Euthanasia and Organ Harvesting: The Commercialization of Human Beings

December 26, 2019

While many countries have legalized euthanasia and assisted suicide, many doctors are calling for the harvesting the organs from people who want to kill themselves, further undermining the value of human life.

The expression comes from across the Atlantic and has an altruistic accent: “death by donation.” This is actually the last monstrosity developed to encourage euthanasia.

The Zenit agency published, on December 6, 2019, a contribution by Professor Justo Aznar, of the Catholic University of Valencia, warning against a practice that many British doctors would like to see generalized in order to compensate for the lack of organ donors.

Already, in countries where assisted suicide has tended to become commonplace, the “gift of imminent death” is appearing. This procedure is as follows: when a patient suffering from a terminal pathology must be euthanized, the organ harvesting takes place immediately after the act of killing.
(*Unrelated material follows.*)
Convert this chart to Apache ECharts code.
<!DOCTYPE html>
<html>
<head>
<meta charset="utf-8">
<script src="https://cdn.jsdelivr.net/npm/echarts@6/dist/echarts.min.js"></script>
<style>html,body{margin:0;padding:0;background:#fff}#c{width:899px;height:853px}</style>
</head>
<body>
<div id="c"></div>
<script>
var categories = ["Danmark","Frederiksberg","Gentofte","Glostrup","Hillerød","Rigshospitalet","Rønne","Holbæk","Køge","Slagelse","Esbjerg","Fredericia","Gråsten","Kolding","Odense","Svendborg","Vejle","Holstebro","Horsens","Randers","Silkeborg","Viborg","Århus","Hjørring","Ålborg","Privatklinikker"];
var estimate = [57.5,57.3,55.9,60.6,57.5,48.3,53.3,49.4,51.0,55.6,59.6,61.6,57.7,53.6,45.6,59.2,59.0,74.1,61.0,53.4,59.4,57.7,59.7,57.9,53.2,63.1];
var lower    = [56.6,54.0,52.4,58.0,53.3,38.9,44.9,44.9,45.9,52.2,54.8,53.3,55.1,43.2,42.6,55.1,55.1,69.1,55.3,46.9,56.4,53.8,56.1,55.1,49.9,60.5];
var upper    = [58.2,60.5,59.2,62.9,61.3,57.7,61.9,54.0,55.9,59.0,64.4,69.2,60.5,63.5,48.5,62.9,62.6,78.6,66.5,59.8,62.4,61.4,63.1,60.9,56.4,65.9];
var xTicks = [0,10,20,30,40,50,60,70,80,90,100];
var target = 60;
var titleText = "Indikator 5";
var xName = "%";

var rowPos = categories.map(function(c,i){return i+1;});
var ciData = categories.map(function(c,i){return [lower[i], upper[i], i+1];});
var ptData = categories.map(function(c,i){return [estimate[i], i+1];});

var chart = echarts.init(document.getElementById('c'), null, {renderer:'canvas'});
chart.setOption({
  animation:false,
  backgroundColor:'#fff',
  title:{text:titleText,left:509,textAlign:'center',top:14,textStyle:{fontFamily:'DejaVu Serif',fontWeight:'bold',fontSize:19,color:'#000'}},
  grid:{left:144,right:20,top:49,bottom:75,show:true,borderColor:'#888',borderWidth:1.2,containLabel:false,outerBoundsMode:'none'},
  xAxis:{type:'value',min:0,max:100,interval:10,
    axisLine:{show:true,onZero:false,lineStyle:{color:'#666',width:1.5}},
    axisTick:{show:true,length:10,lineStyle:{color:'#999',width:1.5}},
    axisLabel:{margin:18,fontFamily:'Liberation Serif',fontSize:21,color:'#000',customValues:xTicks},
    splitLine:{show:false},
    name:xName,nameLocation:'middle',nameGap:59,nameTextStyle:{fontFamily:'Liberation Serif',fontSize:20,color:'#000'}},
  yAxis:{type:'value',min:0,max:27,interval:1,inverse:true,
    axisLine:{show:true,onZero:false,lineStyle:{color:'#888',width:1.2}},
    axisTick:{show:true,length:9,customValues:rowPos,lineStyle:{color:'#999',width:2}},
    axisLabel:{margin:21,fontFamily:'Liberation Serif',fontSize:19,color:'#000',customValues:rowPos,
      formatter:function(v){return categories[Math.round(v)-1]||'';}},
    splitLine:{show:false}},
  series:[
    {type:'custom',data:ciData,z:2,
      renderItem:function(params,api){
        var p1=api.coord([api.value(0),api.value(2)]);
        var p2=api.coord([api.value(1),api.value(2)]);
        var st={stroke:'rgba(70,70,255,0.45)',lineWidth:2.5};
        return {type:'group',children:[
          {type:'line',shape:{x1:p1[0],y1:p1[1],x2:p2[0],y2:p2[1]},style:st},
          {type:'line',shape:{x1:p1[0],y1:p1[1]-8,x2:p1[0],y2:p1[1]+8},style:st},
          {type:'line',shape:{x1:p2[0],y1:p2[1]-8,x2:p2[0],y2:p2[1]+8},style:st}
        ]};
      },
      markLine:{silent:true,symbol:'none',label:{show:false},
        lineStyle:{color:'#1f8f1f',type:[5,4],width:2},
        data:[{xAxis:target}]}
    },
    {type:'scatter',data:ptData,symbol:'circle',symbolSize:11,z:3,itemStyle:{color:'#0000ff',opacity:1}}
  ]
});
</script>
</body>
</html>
As if that were not enough, many practitioners, says Professor Aznar, citing an article “both disturbing and interesting” published in the English language journal Intensive Care Medicine, are considering “death by donation.”

It is no longer a question of the sick, but of people considered to be in good health who nevertheless wish to end their lives due to infirmity or great mental suffering. The act of suicide will coincide with the removal of vital organs for later transplantation.

We see all the possible downward slide looming, in particular that of the commercialization of the human being: bargaining, which is already an object of concern within the framework of the transplant industry, risks becoming a parallel reason in the desire for suicide, even a motivation which could push poor families to encourage suicide. There is nothing utopian about this hypothesis.

“It is certainly another step in the mad race against respect for human life, because death by donation, like euthanasia, is nothing more than homicide,” concludes Justo Aznar. The professor recalls that, according to the New England Journal Medicine, of the 3,882 deaths by euthanasia perpetuated in the Netherlands and in Belgium in 2013, 1,047 (27%) were practiced without the patient requesting it, and therefore without his consent - talk about premeditated murder.